Harry was born in Spokane, Washington to Sidonia (Larson) Vye and Raymond Irving Vye. He moved to Seattle with his parents, his sister, Nadine (Vye) Gladson, and his grandmother, Eugenia Vendla (Nelson) Larson, when he was four. His mother, Sidonia, lamented as a child that Harry was so tall that the Seattle Metro bus drivers questioned why he was paying youth fares. Harry went to West Seattle High School, where he made many lifelong friends and graduated in 1956.

He met his wife and the love of his life, Jean (Ballou) Vye, at the University of Washington, and they married on September 22nd, 1962, and they have been married nearly sixty years. He then served in the Army with the National Security Agency “chasing Soviet Russia’s missile testing sites in central Asia” and was a veteran. Harry and Jean have three grown children, Stacey Vye (Soroush Maleki), Andrew Vye, and Kristi Vye.

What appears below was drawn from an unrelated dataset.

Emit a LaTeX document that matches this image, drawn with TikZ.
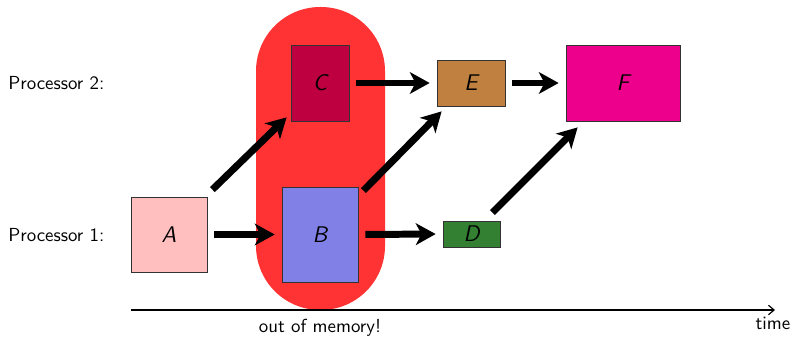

Harry taught history in the Highline School District and was a career counselor at Clover Park College. A self-described lifelong learner, a Master Gardener, a hiker, in a book group for 25 years, and he was a UW alumnus and a Husky football fan with a group of school buddies that have been hanging out for 60 years to 80 years! He traveled to many parts of the world, kayaked around many regions of the Puget Sound and the Vancouver islands, loved spending time at their forest cabin, and supported the Survivor S.A.K.E. Dragon Boat Team.

A lifelong love of music brought Harry great joy, mostly Classical (J. S. Bach) and Jazz. You can catch the last show he did as a disc jockey for the legendary KRAB Radio at https://www.krabarchive.com/playlist/1984-04-08.html, and click on “Sunday Afternoon Jazz” with Harry Vye. In addition, he had an avid interest in history and politics, art and cultures of the world, nature, photography, and reading, along with his great sense of humor, which made him interesting to talk to and a great friend. Undeniably funny and boldly fearless when he wore dapper or silly hats. He was a grand addition at parties, yet spoke a few words, but had a notable impact with friends and family. We love him, and he will be dearly missed.

At the end of his life, he quoted from the movie, The Big Lebowsky, in reference to his dudish grace and gratitude:

“The Dude abides!”

If you are so inclined, remembrances can be made to The Pulmonary Fibrosis Foundation, 230 E Ohio St., Suite 500, Chicago, Ill. 60611, info@pulmonaryfibrosis.org, phone: 888 733-6741, Fax 866 587-9158 or by planting a tree, flowers, or light candles in his memory.
 

Remembering Harry Vye: We’ll gather outdoors in person for Harry’s Memorial Party when the weather is better.